こんな時どうしたら良いのでしょう?あなたは準備が出来ていますか?
まず最初にすべきことは・・・・、
・バイタルの確認と
・患者さんの様子を見に行く
この2つです。
頻脈でも患者さんはケロッとしていることもあれば、苦しそうにしていることもあります。必ず見に行くことが大事です。血圧が下がっているとか、具合が悪そうなら、急いで対応しなければいけないのは当然ですが、血圧もOKで元気そうなら慌てないで対応を考えます。
では、その次はどうしましょう?
少し慣れてきたあなたは「ベラパミル(ワソラン®)」とか、「ランジオロール(コアベータ®、オノアクト®」など、指導医が使っていたのを見ていたかもしれません。

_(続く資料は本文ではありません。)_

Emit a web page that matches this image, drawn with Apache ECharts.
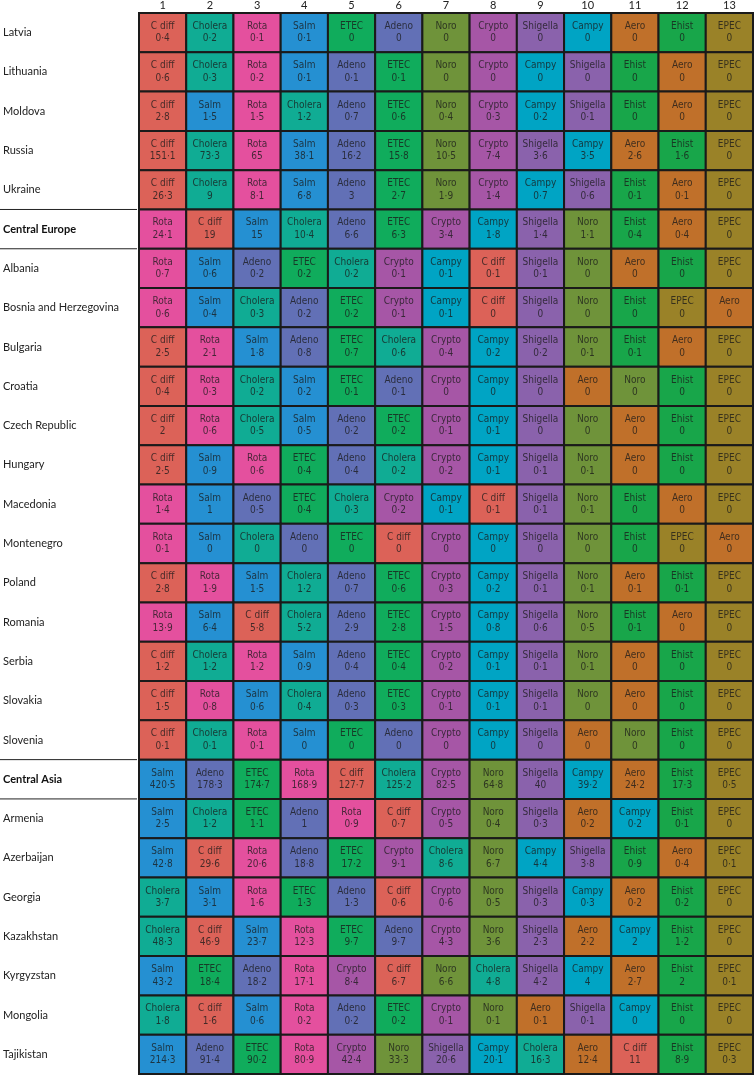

でも、これは編集長的にはNGです。状況によっては危険だからです。
次にやるべきことは・・・・、
「なぜレートが速くなったのか?なぜ心房細動になったのか?その原因を考えること」です。
*心房細動は一般的に頻脈になるので、ここからは頻脈性心房細動のことを心房細動と書くことにします。
心房細動になる原因には、たとえば
・心不全
・発熱
・低酸素
・貧血
・甲状腺
・疼痛
・脱水
・薬剤(β刺激薬など)
など、いろいろあります。
今まで大丈夫だった患者さんが急に心房細動になったのですから、何かしら原因はないか?と考えましょう。
心不全が悪化しているのにβ遮断薬を静注しては、かえってヤバいことになります。
肺炎が悪化して低酸素が原因になっているのなら、NPPVや挿管を先にしないと、薬剤だけでは良くなりません。
脱水が原因で心房細動になってしまうことは、特に高齢者でしばしば経験します。こんな状況でワソランの静注をしてしまうと、びっくりするほど血圧が下がることがあります。(編集長は研修医時代に経験済みです)
もちろん、心房細動でも早い段階で電気的除細動をしなければいけないこともあり得ますが、そんなに多い状況ではありません。
繰り返しますが、心房細動などの頻脈を見たらすぐにレート下げる薬剤を使おうとせず、まずはその原因を探りましょう!